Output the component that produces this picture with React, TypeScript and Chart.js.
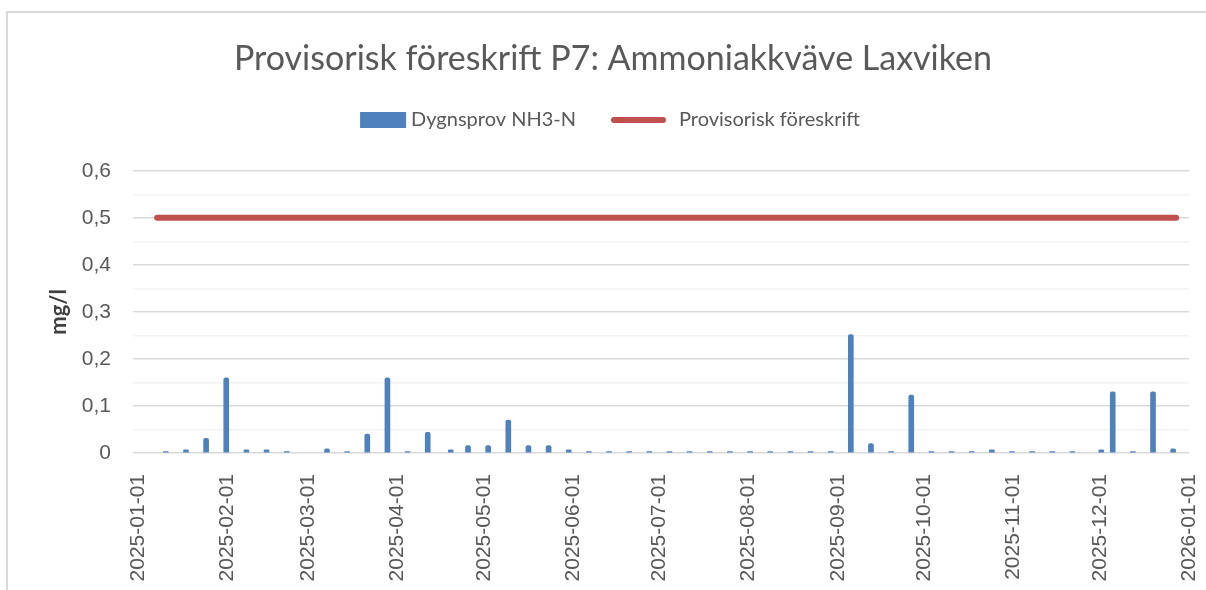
import React, { useEffect, useRef } from 'react';
import { Chart, registerables } from 'chart.js';

Chart.register(...registerables);

const TITLE = 'Provisorisk föreskrift P7: Ammoniakkväve Laxviken';
const Y_TITLE = 'mg/l';
const BAR_NAME = 'Dygnsprov NH3-N';
const LINE_NAME = 'Provisorisk föreskrift';

const SAMPLE_DATES = [
  '2025-01-10', '2025-01-17', '2025-01-24', '2025-01-31', '2025-02-07', '2025-02-14', '2025-02-21',
  '2025-03-07', '2025-03-14', '2025-03-21', '2025-03-28', '2025-04-04', '2025-04-11', '2025-04-19',
  '2025-04-25', '2025-05-02', '2025-05-09', '2025-05-16', '2025-05-23', '2025-05-30', '2025-06-06',
  '2025-06-13', '2025-06-20', '2025-06-27', '2025-07-04', '2025-07-11', '2025-07-18', '2025-07-25',
  '2025-08-01', '2025-08-08', '2025-08-15', '2025-08-22', '2025-08-29', '2025-09-05', '2025-09-12',
  '2025-09-19', '2025-09-26', '2025-10-03', '2025-10-10', '2025-10-17', '2025-10-24', '2025-10-31',
  '2025-11-07', '2025-11-14', '2025-11-21', '2025-12-01', '2025-12-05', '2025-12-12', '2025-12-19',
  '2025-12-26',
];
const SAMPLE_VALUES = [
  0.003, 0.007, 0.031, 0.16, 0.007, 0.007, 0.003,
  0.009, 0.003, 0.04, 0.16, 0.003, 0.044, 0.007,
  0.016, 0.016, 0.07, 0.016, 0.016, 0.007, 0.003,
  0.003, 0.003, 0.003, 0.003, 0.003, 0.003, 0.003,
  0.003, 0.003, 0.003, 0.003, 0.003, 0.252, 0.02,
  0.003, 0.123, 0.003, 0.003, 0.003, 0.007, 0.003,
  0.003, 0.003, 0.003, 0.007, 0.13, 0.003, 0.13,
  0.009,
];
const LIMIT_DATES = ['2025-01-07', '2025-12-27'];
const LIMIT_VALUES = [0.5, 0.5];

const X_TICK_DATES = [
  '2025-01-01', '2025-02-01', '2025-03-01', '2025-04-01', '2025-05-01', '2025-06-01', '2025-07-01',
  '2025-08-01', '2025-09-01', '2025-10-01', '2025-11-01', '2025-12-01', '2026-01-01',
];
const Y_MIN = 0;
const Y_MAX = 0.6;
const Y_STEP = 0.05;

const ORIGIN = Date.UTC(2025, 0, 1);
const dayOf = (s: string, noon = true) => {
  const [y, m, d] = s.split('-').map(Number);
  return (Date.UTC(y, m - 1, d) - ORIGIN) / 86400000 + (noon ? 0.5 : 0);
};

const isMajor = (v: number) => Math.abs(v * 10 - Math.round(v * 10)) < 1e-6;
const fmt = (v: number) => {
  const r = Math.round(v * 10) / 10;
  return r === 0 ? '0' : String(r).replace('.', ',');
};

const BLUE = '#4f81bd';
const RED = '#c0504d';
const TEXT = '#595959';

const legendPlugin = {
  id: 'customLegend',
  afterDraw(chart: any) {
    const ctx = chart.ctx as CanvasRenderingContext2D;
    ctx.save();
    ctx.font = '20px Lato';
    ctx.textBaseline = 'middle';
    ctx.fillStyle = TEXT;
    const boxW = 46, boxH = 16, gap1 = 5, itemGap = 35, lineW = 55, gap2 = 13;
    const t1 = ctx.measureText(BAR_NAME).width;
    const t2 = ctx.measureText(LINE_NAME).width;
    const total = boxW + gap1 + t1 + itemGap + lineW + gap2 + t2;
    const tb = chart.titleBlock;
    const center = (tb.left + tb.right) / 2 - 3;
    const y = 120;
    let x = center - total / 2;
    ctx.fillStyle = BLUE;
    ctx.fillRect(x, y - boxH / 2, boxW, boxH);
    x += boxW + gap1;
    ctx.fillStyle = TEXT;
    ctx.textAlign = 'left';
    ctx.fillText(BAR_NAME, x, y);
    x += t1 + itemGap;
    ctx.strokeStyle = RED;
    ctx.lineWidth = 6;
    ctx.lineCap = 'round';
    ctx.beginPath();
    ctx.moveTo(x + 3, y);
    ctx.lineTo(x + lineW - 3, y);
    ctx.stroke();
    x += lineW + gap2;
    ctx.fillText(LINE_NAME, x, y);
    ctx.restore();
  },
};

export default function App() {
  const ref = useRef<HTMLCanvasElement | null>(null);

  useEffect(() => {
    if (!ref.current) return;
    const chart = new Chart(ref.current, {
      type: 'bar',
      data: {
        datasets: [
          {
            type: 'bar',
            label: BAR_NAME,
            data: SAMPLE_DATES.map((d, i) => ({ x: dayOf(d), y: SAMPLE_VALUES[i] })),
            backgroundColor: BLUE,
            barThickness: 5,
            borderRadius: 2,
            borderSkipped: 'bottom',
            order: 2,
          } as any,
          {
            type: 'line',
            label: LINE_NAME,
            data: LIMIT_DATES.map((d, i) => ({ x: dayOf(d), y: LIMIT_VALUES[i] })),
            borderColor: RED,
            backgroundColor: RED,
            borderWidth: 6,
            borderCapStyle: 'round',
            pointRadius: 0,
            pointHoverRadius: 0,
            fill: false,
            order: 1,
          } as any,
        ],
      },
      options: {
        animation: false,
        responsive: false,
        maintainAspectRatio: false,
        events: [],
        layout: { padding: { left: 37, right: 17, top: 0, bottom: 0 } },
        plugins: {
          legend: { display: false },
          tooltip: { enabled: false },
          title: {
            display: true,
            text: TITLE,
            color: TEXT,
            font: { family: 'Lato', size: 34, weight: 'normal', lineHeight: 1.2 },
            padding: { top: 39, bottom: 91 },
          },
        },
        scales: {
          x: {
            type: 'linear',
            min: -1.9,
            max: 365,
            offset: false,
            bounds: 'data',
            grid: { display: false, offset: false },
            border: { display: false },
            afterBuildTicks: (scale: any) => {
              scale.ticks = X_TICK_DATES.map((d) => ({ value: dayOf(d, false) }));
            },
            afterFit: (scale: any) => {
              scale.height = 137;
              scale.paddingLeft = 0;
              scale.paddingRight = 0;
            },
            ticks: {
              autoSkip: false,
              minRotation: 90,
              maxRotation: 90,
              padding: 13,
              color: TEXT,
              font: { family: 'Liberation Sans', size: 21 },
              callback: (_v: any, i: number) => X_TICK_DATES[i],
            },
          },
          y: {
            min: Y_MIN,
            max: Y_MAX,
            afterFit: (scale: any) => {
              scale.width = 96;
            },
            border: { display: false },
            grid: {
              drawTicks: false,
              lineWidth: 1.5,
              color: (c: any) => (c.tick && isMajor(c.tick.value) ? '#d9d9d9' : '#f2f2f2'),
            },
            ticks: {
              stepSize: Y_STEP,
              autoSkip: false,
              padding: 22,
              color: TEXT,
              font: { family: 'Liberation Sans', size: 21 },
              callback: (v: any) => (isMajor(Number(v)) ? fmt(Number(v)) : ''),
            },
            title: {
              display: true,
              text: Y_TITLE,
              color: '#404040',
              font: { family: 'Lato', size: 22, weight: 'bold' },
              padding: { top: 9, bottom: 0 },
            },
          },
        },
      } as any,
      plugins: [legendPlugin],
    });
    return () => chart.destroy();
  }, []);

  return (
    <div style={{ position: 'fixed', left: 0, top: 0, width: 1206, height: 590, overflow: 'hidden', background: '#fff' }}>
      <div
        style={{
          position: 'absolute',
          left: 6,
          top: 11,
          width: 1400,
          height: 800,
          borderLeft: '2px solid #d9d9d9',
          borderTop: '2px solid #d9d9d9',
        }}
      />
      <canvas ref={ref} width={1206} height={590} style={{ position: 'absolute', left: 0, top: 0, width: 1206, height: 590 }} />
    </div>
  );
}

::::::::::

EXERCISE BRIEF: All of the data needs repeating exactly, but the pictures do not.

RESPONSE FOR THIS EXERCISE:
Output the component that produces this picture with React, TypeScript and Chart.js.
import React, { useEffect, useRef } from 'react';
import { Chart, registerables } from 'chart.js';

Chart.register(...registerables);

const TITLE = 'Provisorisk föreskrift P7: Ammoniakkväve Laxviken';
const Y_TITLE = 'mg/l';
const BAR_NAME = 'Dygnsprov NH3-N';
const LINE_NAME = 'Provisorisk föreskrift';

const SAMPLE_DATES = [
  '2025-01-10', '2025-01-17', '2025-01-24', '2025-01-31', '2025-02-07', '2025-02-14', '2025-02-21',
  '2025-03-07', '2025-03-14', '2025-03-21', '2025-03-28', '2025-04-04', '2025-04-11', '2025-04-19',
  '2025-04-25', '2025-05-02', '2025-05-09', '2025-05-16', '2025-05-23', '2025-05-30', '2025-06-06',
  '2025-06-13', '2025-06-20', '2025-06-27', '2025-07-04', '2025-07-11', '2025-07-18', '2025-07-25',
  '2025-08-01', '2025-08-08', '2025-08-15', '2025-08-22', '2025-08-29', '2025-09-05', '2025-09-12',
  '2025-09-19', '2025-09-26', '2025-10-03', '2025-10-10', '2025-10-17', '2025-10-24', '2025-10-31',
  '2025-11-07', '2025-11-14', '2025-11-21', '2025-12-01', '2025-12-05', '2025-12-12', '2025-12-19',
  '2025-12-26',
];
const SAMPLE_VALUES = [
  0.003, 0.007, 0.031, 0.16, 0.007, 0.007, 0.003,
  0.009, 0.003, 0.04, 0.16, 0.003, 0.044, 0.007,
  0.016, 0.016, 0.07, 0.016, 0.016, 0.007, 0.003,
  0.003, 0.003, 0.003, 0.003, 0.003, 0.003, 0.003,
  0.003, 0.003, 0.003, 0.003, 0.003, 0.252, 0.02,
  0.003, 0.123, 0.003, 0.003, 0.003, 0.007, 0.003,
  0.003, 0.003, 0.003, 0.007, 0.13, 0.003, 0.13,
  0.009,
];
const LIMIT_DATES = ['2025-01-07', '2025-12-27'];
const LIMIT_VALUES = [0.5, 0.5];

const X_TICK_DATES = [
  '2025-01-01', '2025-02-01', '2025-03-01', '2025-04-01', '2025-05-01', '2025-06-01', '2025-07-01',
  '2025-08-01', '2025-09-01', '2025-10-01', '2025-11-01', '2025-12-01', '2026-01-01',
];
const Y_MIN = 0;
const Y_MAX = 0.6;
const Y_STEP = 0.05;

const ORIGIN = Date.UTC(2025, 0, 1);
const dayOf = (s: string, noon = true) => {
  const [y, m, d] = s.split('-').map(Number);
  return (Date.UTC(y, m - 1, d) - ORIGIN) / 86400000 + (noon ? 0.5 : 0);
};

const isMajor = (v: number) => Math.abs(v * 10 - Math.round(v * 10)) < 1e-6;
const fmt = (v: number) => {
  const r = Math.round(v * 10) / 10;
  return r === 0 ? '0' : String(r).replace('.', ',');
};

const BLUE = '#4f81bd';
const RED = '#c0504d';
const TEXT = '#595959';

const legendPlugin = {
  id: 'customLegend',
  afterDraw(chart: any) {
    const ctx = chart.ctx as CanvasRenderingContext2D;
    ctx.save();
    ctx.font = '20px Lato';
    ctx.textBaseline = 'middle';
    ctx.fillStyle = TEXT;
    const boxW = 46, boxH = 16, gap1 = 5, itemGap = 35, lineW = 55, gap2 = 13;
    const t1 = ctx.measureText(BAR_NAME).width;
    const t2 = ctx.measureText(LINE_NAME).width;
    const total = boxW + gap1 + t1 + itemGap + lineW + gap2 + t2;
    const tb = chart.titleBlock;
    const center = (tb.left + tb.right) / 2 - 3;
    const y = 120;
    let x = center - total / 2;
    ctx.fillStyle = BLUE;
    ctx.fillRect(x, y - boxH / 2, boxW, boxH);
    x += boxW + gap1;
    ctx.fillStyle = TEXT;
    ctx.textAlign = 'left';
    ctx.fillText(BAR_NAME, x, y);
    x += t1 + itemGap;
    ctx.strokeStyle = RED;
    ctx.lineWidth = 6;
    ctx.lineCap = 'round';
    ctx.beginPath();
    ctx.moveTo(x + 3, y);
    ctx.lineTo(x + lineW - 3, y);
    ctx.stroke();
    x += lineW + gap2;
    ctx.fillText(LINE_NAME, x, y);
    ctx.restore();
  },
};

export default function App() {
  const ref = useRef<HTMLCanvasElement | null>(null);

  useEffect(() => {
    if (!ref.current) return;
    const chart = new Chart(ref.current, {
      type: 'bar',
      data: {
        datasets: [
          {
            type: 'bar',
            label: BAR_NAME,
            data: SAMPLE_DATES.map((d, i) => ({ x: dayOf(d), y: SAMPLE_VALUES[i] })),
            backgroundColor: BLUE,
            barThickness: 5,
            borderRadius: 2,
            borderSkipped: 'bottom',
            order: 2,
          } as any,
          {
            type: 'line',
            label: LINE_NAME,
            data: LIMIT_DATES.map((d, i) => ({ x: dayOf(d), y: LIMIT_VALUES[i] })),
            borderColor: RED,
            backgroundColor: RED,
            borderWidth: 6,
            borderCapStyle: 'round',
            pointRadius: 0,
            pointHoverRadius: 0,
            fill: false,
            order: 1,
          } as any,
        ],
      },
      options: {
        animation: false,
        responsive: false,
        maintainAspectRatio: false,
        events: [],
        layout: { padding: { left: 37, right: 17, top: 0, bottom: 0 } },
        plugins: {
          legend: { display: false },
          tooltip: { enabled: false },
          title: {
            display: true,
            text: TITLE,
            color: TEXT,
            font: { family: 'Lato', size: 34, weight: 'normal', lineHeight: 1.2 },
            padding: { top: 39, bottom: 91 },
          },
        },
        scales: {
          x: {
            type: 'linear',
            min: -1.9,
            max: 365,
            offset: false,
            bounds: 'data',
            grid: { display: false, offset: false },
            border: { display: false },
            afterBuildTicks: (scale: any) => {
              scale.ticks = X_TICK_DATES.map((d) => ({ value: dayOf(d, false) }));
            },
            afterFit: (scale: any) => {
              scale.height = 137;
              scale.paddingLeft = 0;
              scale.paddingRight = 0;
            },
            ticks: {
              autoSkip: false,
              minRotation: 90,
              maxRotation: 90,
              padding: 13,
              color: TEXT,
              font: { family: 'Liberation Sans', size: 21 },
              callback: (_v: any, i: number) => X_TICK_DATES[i],
            },
          },
          y: {
            min: Y_MIN,
            max: Y_MAX,
            afterFit: (scale: any) => {
              scale.width = 96;
            },
            border: { display: false },
            grid: {
              drawTicks: false,
              lineWidth: 1.5,
              color: (c: any) => (c.tick && isMajor(c.tick.value) ? '#d9d9d9' : '#f2f2f2'),
            },
            ticks: {
              stepSize: Y_STEP,
              autoSkip: false,
              padding: 22,
              color: TEXT,
              font: { family: 'Liberation Sans', size: 21 },
              callback: (v: any) => (isMajor(Number(v)) ? fmt(Number(v)) : ''),
            },
            title: {
              display: true,
              text: Y_TITLE,
              color: '#404040',
              font: { family: 'Lato', size: 22, weight: 'bold' },
              padding: { top: 9, bottom: 0 },
            },
          },
        },
      } as any,
      plugins: [legendPlugin],
    });
    return () => chart.destroy();
  }, []);

  return (
    <div style={{ position: 'fixed', left: 0, top: 0, width: 1206, height: 590, overflow: 'hidden', background: '#fff' }}>
      <div
        style={{
          position: 'absolute',
          left: 6,
          top: 11,
          width: 1400,
          height: 800,
          borderLeft: '2px solid #d9d9d9',
          borderTop: '2px solid #d9d9d9',
        }}
      />
      <canvas ref={ref} width={1206} height={590} style={{ position: 'absolute', left: 0, top: 0, width: 1206, height: 590 }} />
    </div>
  );
}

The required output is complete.